Even after seeing and admiring so many of his other films, and seeing them & admiring them as expressions of his highly unique and idiosyncratic vision, I still have trouble seeing this as a Ray film above all. It seems to me a piece of 50s iconography which transcends its auteur, even though he's the one responsible for making it that way.

Watching it again last night, after about a dozen years (the first time I saw it I didn't know Ray from Adam), I could see how it fit into his pantheon - how its weirdness (and it is a weird movie) stemmed from his sensibility, how its themes and characters echoed those in his other films, yet it nonetheless seemed to belong to history more than its director.

I'm hard-pressed to think of any other film that so summarily captures a zeitgeist - sure, there are a lot of 60s films that catch a part of their time, but perhaps it's most noticeable here because the teen culture was just new and uncertain enough to be fully evoked in a single film.

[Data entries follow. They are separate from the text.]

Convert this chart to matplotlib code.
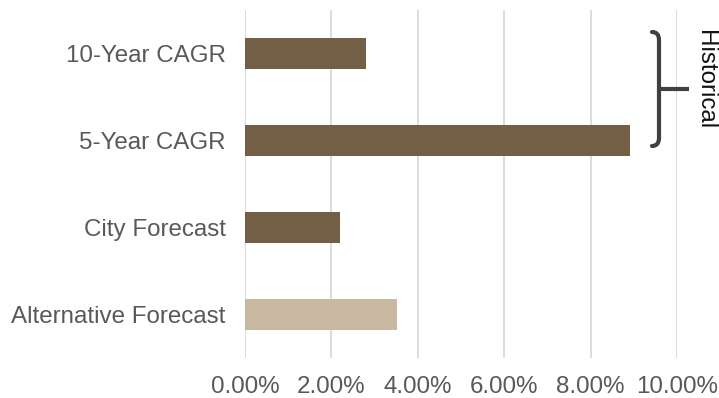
import matplotlib.pyplot as plt
from matplotlib.path import Path
from matplotlib.patches import PathPatch
from matplotlib.ticker import PercentFormatter

categories = ["10-Year CAGR", "5-Year CAGR", "City Forecast", "Alternative Forecast"]
values = [0.0280, 0.0891, 0.0220, 0.0352]
colors = ["#725F45", "#725F45", "#725F45", "#C8B8A2"]
xticks = [0, 0.02, 0.04, 0.06, 0.08, 0.10]

W, H = 719, 398
plt.rcParams['font.family'] = ['Liberation Sans', 'DejaVu Sans']

fig = plt.figure(figsize=(W / 100, H / 100), dpi=100)
ax = fig.add_axes([245 / W, 1 - 358 / H, (677 - 245) / W, (358 - 10) / H])

ypos = list(range(len(categories)))
ax.barh(ypos, values, height=0.35, color=colors, zorder=3)
ax.set_ylim(len(categories) - 0.5, -0.5)
ax.set_yticks(ypos)
ax.set_yticklabels(categories)
ax.set_xlim(0, 0.10)
ax.set_xticks(xticks)
ax.xaxis.set_major_formatter(PercentFormatter(1.0, decimals=2))
ax.grid(axis='x', color='#D9D9D9', lw=1.3, zorder=0)
for s in ax.spines.values():
    s.set_visible(False)
ax.tick_params(axis='both', length=0, labelsize=17.4, labelcolor='#595959')
ax.tick_params(axis='y', pad=14)
ax.tick_params(axis='x', pad=13)


# bracket, in pixel coords (y down)
def px(x, y):
    return (x / W, 1 - y / H)


verts = [px(652, 32), px(659, 32), px(659, 40), px(659, 138), px(659, 146), px(652, 146)]
codes = [Path.MOVETO, Path.CURVE3, Path.CURVE3, Path.LINETO, Path.CURVE3, Path.CURVE3]
fig.patches.append(PathPatch(Path(verts, codes), transform=fig.transFigure, fill=False,
                             edgecolor='#404040', lw=3, capstyle='round', joinstyle='round'))
fig.add_artist(plt.Line2D([659 / W, 689 / W], [1 - 89 / H, 1 - 89 / H], transform=fig.transFigure,
                          color='#404040', lw=3, solid_capstyle='butt'))
fig.text(705 / W, 1 - 80 / H, "Historical", rotation=-90, ha='center', va='center',
         fontsize=17.4, color='#111111')

fig.savefig("out.png", dpi=100)
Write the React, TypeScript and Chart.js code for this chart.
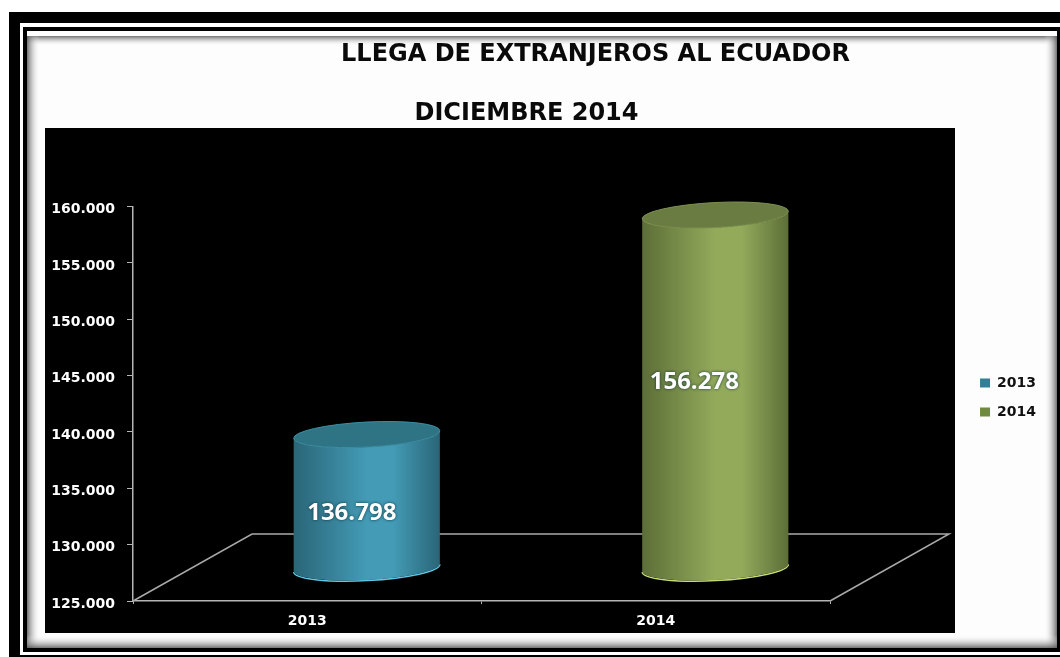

It's not my favorite Ray film, not by a long shot, and I find parts of the final third somewhat lumpy (I think I like the middle section the best, from about the planetarium scene to those sequences with the teenagers wandering the town like dispossessed spirits). But I think it might be the most interesting Ray film, in part because it's at once his and history's - it's a fascinating cross-section of auteurist and sociological perspectives on film. Hope that makes sense.